▶ TASK PROMPT: Leave out the pictures; transcribe all else exactly.

▶ SOURCE MATERIAL:
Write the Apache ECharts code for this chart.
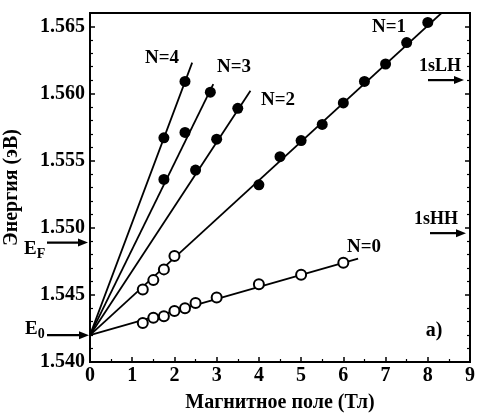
<!DOCTYPE html>
<html><head><meta charset="utf-8">
<script src="https://cdn.jsdelivr.net/npm/echarts@6/dist/echarts.min.js"></script>
<style>html,body{margin:0;padding:0;background:#fff}#c{width:479px;height:413px}</style>
</head><body><div id="c"></div>
<script>
// ---- data ----
const n0B = [1.25, 1.5, 1.75, 2.0, 2.25, 2.5, 3.0, 4.0, 5.0, 6.0];
const n0E = [1.5429, 1.5433, 1.5434, 1.5438, 1.5440, 1.5444, 1.5448, 1.5458, 1.5465, 1.5474];
const n1OpenB = [1.25, 1.5, 1.75, 2.0];
const n1OpenE = [1.5454, 1.5461, 1.5469, 1.5479];
const n1B = [4.0, 4.5, 5.0, 5.5, 6.0, 6.5, 7.0, 7.5, 8.0];
const n1E = [1.5532, 1.5553, 1.5565, 1.5577, 1.5593, 1.5609, 1.5622, 1.5638, 1.5653];
const n2B = [2.5, 3.0, 3.5];
const n2E = [1.5543, 1.5566, 1.5589];
const n3B = [1.75, 2.25, 2.85];
const n3E = [1.5536, 1.5571, 1.5601];
const n4B = [1.75, 2.25];
const n4E = [1.5567, 1.5609];
// fitted lines: common origin E0 and end points
const fitOrigin = [0, 1.542];
const fitEndB = [6.35, 8.5, 3.8, 2.92, 2.42];
const fitEndE = [1.5477, 1.5665, 1.5602, 1.5607, 1.5623];
// reference levels
const levelE0 = 1.542;
const levelEF = 1.5489;
const level1sLH = 1.5610;
const level1sHH = 1.5496;
const xTicks = [0, 1, 2, 3, 4, 5, 6, 7, 8, 9];
const yMajor = [1.540, 1.545, 1.550, 1.555, 1.560, 1.565];

const FONT = '"Liberation Serif", "DejaVu Serif", serif';
const zip = (a, b) => a.map((v, i) => [v, b[i]]);

const chart = echarts.init(document.getElementById('c'), null, {renderer: 'canvas'});

const filled = (name, B, E) => ({
  name, type: 'scatter', data: zip(B, E), symbol: 'circle', symbolSize: 11,
  itemStyle: {color: '#000', opacity: 1}, z: 5
});
const open = (name, B, E) => ({
  name, type: 'scatter', data: zip(B, E), symbol: 'circle', symbolSize: 10,
  itemStyle: {color: '#fff', borderColor: '#000', borderWidth: 2, opacity: 1}, z: 5
});
const fits = fitEndB.map((b, i) => ({
  type: 'line', data: [fitOrigin, [b, fitEndE[i]]], showSymbol: false, symbol: 'none',
  lineStyle: {color: '#000', width: 1.8}, clip: true, z: 3, silent: true
}));

const option = {
  backgroundColor: '#fff',
  animation: false,
  grid: {left: 90, right: 9, top: 13, bottom: 51, show: true, borderColor: '#000', borderWidth: 1.8,
    containLabel: false, outerBoundsMode: 'none'},
  xAxis: {
    type: 'value', min: 0, max: 9, interval: 1,
    name: 'Магнитное поле (Тл)', nameLocation: 'middle', nameGap: 31,
    nameTextStyle: {fontFamily: FONT, fontWeight: 'bold', fontSize: 20, color: '#000'},
    axisLine: {lineStyle: {color: '#000', width: 1.8}},
    axisTick: {inside: true, length: 5, lineStyle: {color: '#000', width: 1.5}},
    minorTick: {show: true, splitNumber: 2, length: 3, lineStyle: {color: '#000', width: 1.2}},
    splitLine: {show: false},
    axisLabel: {fontFamily: FONT, fontWeight: 'bold', fontSize: 20, color: '#000', margin: 4,
      formatter: v => xTicks.includes(v) ? String(v) : ''}
  },
  yAxis: [{
    type: 'value', min: 1.540, max: 1.566, interval: 0.005, position: 'left',
    name: 'Энергия (эВ)', nameLocation: 'middle', nameGap: 68, nameRotate: 90,
    nameTextStyle: {fontFamily: FONT, fontWeight: 'bold', fontSize: 20, color: '#000'},
    axisLine: {lineStyle: {color: '#000', width: 1.8}},
    axisTick: {inside: true, length: 5, lineStyle: {color: '#000', width: 1.5}},
    minorTick: {show: true, splitNumber: 5, length: 3, lineStyle: {color: '#000', width: 1.2}},
    splitLine: {show: false},
    axisLabel: {fontFamily: FONT, fontWeight: 'bold', fontSize: 20, color: '#000', margin: 5,
      formatter: v => yMajor.some(t => Math.abs(t - v) < 1e-7) ? v.toFixed(3) : '',
      showMaxLabel: false}
  }, {
    type: 'value', min: 1.540, max: 1.566, interval: 0.005, position: 'right',
    axisLine: {show: true, lineStyle: {color: '#000', width: 1.8}},
    axisTick: {inside: true, length: 5, lineStyle: {color: '#000', width: 1.5}},
    minorTick: {show: true, splitNumber: 5, length: 3, lineStyle: {color: '#000', width: 1.2}},
    splitLine: {show: false},
    axisLabel: {show: false}
  }],
  series: [
    ...fits,
    open('N=0', n0B, n0E),
    open('N=1 open', n1OpenB, n1OpenE),
    filled('N=1', n1B, n1E),
    filled('N=2', n2B, n2E),
    filled('N=3', n3B, n3E),
    filled('N=4', n4B, n4E)
  ]
};
chart.setOption(option);

const yPx = e => chart.convertToPixel({yAxisIndex: 0}, e);
const arrow = (x1, x2, y) => ([
  {type: 'line', shape: {x1, y1: y, x2: x2 - 8, y2: y}, style: {stroke: '#000', lineWidth: 2.2}, z: 10},
  {type: 'polygon', shape: {points: [[x2, y], [x2 - 10, y - 4], [x2 - 10, y + 4]]}, style: {fill: '#000'}, z: 10}
]);
const txt = (text, x, y, size, extra) => Object.assign({
  type: 'text', x, y, z: 10,
  style: {text, fontFamily: FONT, fontWeight: 'bold', fontSize: size || 19, fill: '#000',
    textAlign: 'center', textVerticalAlign: 'middle'}
}, extra || {});
const sub = (main, s, x, y) => ({
  type: 'text', x, y, z: 10,
  style: {
    text: '{m|' + main + '}{s|' + s + '}', fontFamily: FONT, fontWeight: 'bold', fill: '#000',
    textAlign: 'left', textVerticalAlign: 'middle',
    rich: {m: {fontFamily: FONT, fontWeight: 'bold', fontSize: 19, fill: '#000'},
           s: {fontFamily: FONT, fontWeight: 'bold', fontSize: 14, fill: '#000', padding: [10, 0, 0, 0]}}
  }
});

const yE0 = yPx(levelE0), yEF = yPx(levelEF), yLH = yPx(level1sLH), yHH = yPx(level1sHH);
chart.setOption({
  graphic: [
    ...arrow(47, 88, yEF),
    ...arrow(47, 89, yE0),
    ...arrow(428, 464, yLH),
    ...arrow(430, 466, yHH),
    sub('E', 'F', 24, yEF + 7),
    sub('E', '0', 25, yE0 - 6),
    txt('N=4', 162, 58),
    txt('N=3', 234, 67),
    txt('N=2', 278, 100),
    txt('N=1', 389, 27),
    txt('N=0', 364, 247),
    txt('1sLH', 440, 66, 18),
    txt('1sHH', 436, 219, 18),
    txt('a)', 434, 331, 20)
  ]
});
</script>
</body></html>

▶ IN RESPONSE:
Write the Apache ECharts code for this chart.
<!DOCTYPE html>
<html><head><meta charset="utf-8">
<script src="https://cdn.jsdelivr.net/npm/echarts@6/dist/echarts.min.js"></script>
<style>html,body{margin:0;padding:0;background:#fff}#c{width:479px;height:413px}</style>
</head><body><div id="c"></div>
<script>
// ---- data ----
const n0B = [1.25, 1.5, 1.75, 2.0, 2.25, 2.5, 3.0, 4.0, 5.0, 6.0];
const n0E = [1.5429, 1.5433, 1.5434, 1.5438, 1.5440, 1.5444, 1.5448, 1.5458, 1.5465, 1.5474];
const n1OpenB = [1.25, 1.5, 1.75, 2.0];
const n1OpenE = [1.5454, 1.5461, 1.5469, 1.5479];
const n1B = [4.0, 4.5, 5.0, 5.5, 6.0, 6.5, 7.0, 7.5, 8.0];
const n1E = [1.5532, 1.5553, 1.5565, 1.5577, 1.5593, 1.5609, 1.5622, 1.5638, 1.5653];
const n2B = [2.5, 3.0, 3.5];
const n2E = [1.5543, 1.5566, 1.5589];
const n3B = [1.75, 2.25, 2.85];
const n3E = [1.5536, 1.5571, 1.5601];
const n4B = [1.75, 2.25];
const n4E = [1.5567, 1.5609];
// fitted lines: common origin E0 and end points
const fitOrigin = [0, 1.542];
const fitEndB = [6.35, 8.5, 3.8, 2.92, 2.42];
const fitEndE = [1.5477, 1.5665, 1.5602, 1.5607, 1.5623];
// reference levels
const levelE0 = 1.542;
const levelEF = 1.5489;
const level1sLH = 1.5610;
const level1sHH = 1.5496;
const xTicks = [0, 1, 2, 3, 4, 5, 6, 7, 8, 9];
const yMajor = [1.540, 1.545, 1.550, 1.555, 1.560, 1.565];

const FONT = '"Liberation Serif", "DejaVu Serif", serif';
const zip = (a, b) => a.map((v, i) => [v, b[i]]);

const chart = echarts.init(document.getElementById('c'), null, {renderer: 'canvas'});

const filled = (name, B, E) => ({
  name, type: 'scatter', data: zip(B, E), symbol: 'circle', symbolSize: 11,
  itemStyle: {color: '#000', opacity: 1}, z: 5
});
const open = (name, B, E) => ({
  name, type: 'scatter', data: zip(B, E), symbol: 'circle', symbolSize: 10,
  itemStyle: {color: '#fff', borderColor: '#000', borderWidth: 2, opacity: 1}, z: 5
});
const fits = fitEndB.map((b, i) => ({
  type: 'line', data: [fitOrigin, [b, fitEndE[i]]], showSymbol: false, symbol: 'none',
  lineStyle: {color: '#000', width: 1.8}, clip: true, z: 3, silent: true
}));

const option = {
  backgroundColor: '#fff',
  animation: false,
  grid: {left: 90, right: 9, top: 13, bottom: 51, show: true, borderColor: '#000', borderWidth: 1.8,
    containLabel: false, outerBoundsMode: 'none'},
  xAxis: {
    type: 'value', min: 0, max: 9, interval: 1,
    name: 'Магнитное поле (Тл)', nameLocation: 'middle', nameGap: 31,
    nameTextStyle: {fontFamily: FONT, fontWeight: 'bold', fontSize: 20, color: '#000'},
    axisLine: {lineStyle: {color: '#000', width: 1.8}},
    axisTick: {inside: true, length: 5, lineStyle: {color: '#000', width: 1.5}},
    minorTick: {show: true, splitNumber: 2, length: 3, lineStyle: {color: '#000', width: 1.2}},
    splitLine: {show: false},
    axisLabel: {fontFamily: FONT, fontWeight: 'bold', fontSize: 20, color: '#000', margin: 4,
      formatter: v => xTicks.includes(v) ? String(v) : ''}
  },
  yAxis: [{
    type: 'value', min: 1.540, max: 1.566, interval: 0.005, position: 'left',
    name: 'Энергия (эВ)', nameLocation: 'middle', nameGap: 68, nameRotate: 90,
    nameTextStyle: {fontFamily: FONT, fontWeight: 'bold', fontSize: 20, color: '#000'},
    axisLine: {lineStyle: {color: '#000', width: 1.8}},
    axisTick: {inside: true, length: 5, lineStyle: {color: '#000', width: 1.5}},
    minorTick: {show: true, splitNumber: 5, length: 3, lineStyle: {color: '#000', width: 1.2}},
    splitLine: {show: false},
    axisLabel: {fontFamily: FONT, fontWeight: 'bold', fontSize: 20, color: '#000', margin: 5,
      formatter: v => yMajor.some(t => Math.abs(t - v) < 1e-7) ? v.toFixed(3) : '',
      showMaxLabel: false}
  }, {
    type: 'value', min: 1.540, max: 1.566, interval: 0.005, position: 'right',
    axisLine: {show: true, lineStyle: {color: '#000', width: 1.8}},
    axisTick: {inside: true, length: 5, lineStyle: {color: '#000', width: 1.5}},
    minorTick: {show: true, splitNumber: 5, length: 3, lineStyle: {color: '#000', width: 1.2}},
    splitLine: {show: false},
    axisLabel: {show: false}
  }],
  series: [
    ...fits,
    open('N=0', n0B, n0E),
    open('N=1 open', n1OpenB, n1OpenE),
    filled('N=1', n1B, n1E),
    filled('N=2', n2B, n2E),
    filled('N=3', n3B, n3E),
    filled('N=4', n4B, n4E)
  ]
};
chart.setOption(option);

const yPx = e => chart.convertToPixel({yAxisIndex: 0}, e);
const arrow = (x1, x2, y) => ([
  {type: 'line', shape: {x1, y1: y, x2: x2 - 8, y2: y}, style: {stroke: '#000', lineWidth: 2.2}, z: 10},
  {type: 'polygon', shape: {points: [[x2, y], [x2 - 10, y - 4], [x2 - 10, y + 4]]}, style: {fill: '#000'}, z: 10}
]);
const txt = (text, x, y, size, extra) => Object.assign({
  type: 'text', x, y, z: 10,
  style: {text, fontFamily: FONT, fontWeight: 'bold', fontSize: size || 19, fill: '#000',
    textAlign: 'center', textVerticalAlign: 'middle'}
}, extra || {});
const sub = (main, s, x, y) => ({
  type: 'text', x, y, z: 10,
  style: {
    text: '{m|' + main + '}{s|' + s + '}', fontFamily: FONT, fontWeight: 'bold', fill: '#000',
    textAlign: 'left', textVerticalAlign: 'middle',
    rich: {m: {fontFamily: FONT, fontWeight: 'bold', fontSize: 19, fill: '#000'},
           s: {fontFamily: FONT, fontWeight: 'bold', fontSize: 14, fill: '#000', padding: [10, 0, 0, 0]}}
  }
});

const yE0 = yPx(levelE0), yEF = yPx(levelEF), yLH = yPx(level1sLH), yHH = yPx(level1sHH);
chart.setOption({
  graphic: [
    ...arrow(47, 88, yEF),
    ...arrow(47, 89, yE0),
    ...arrow(428, 464, yLH),
    ...arrow(430, 466, yHH),
    sub('E', 'F', 24, yEF + 7),
    sub('E', '0', 25, yE0 - 6),
    txt('N=4', 162, 58),
    txt('N=3', 234, 67),
    txt('N=2', 278, 100),
    txt('N=1', 389, 27),
    txt('N=0', 364, 247),
    txt('1sLH', 440, 66, 18),
    txt('1sHH', 436, 219, 18),
    txt('a)', 434, 331, 20)
  ]
});
</script>
</body></html>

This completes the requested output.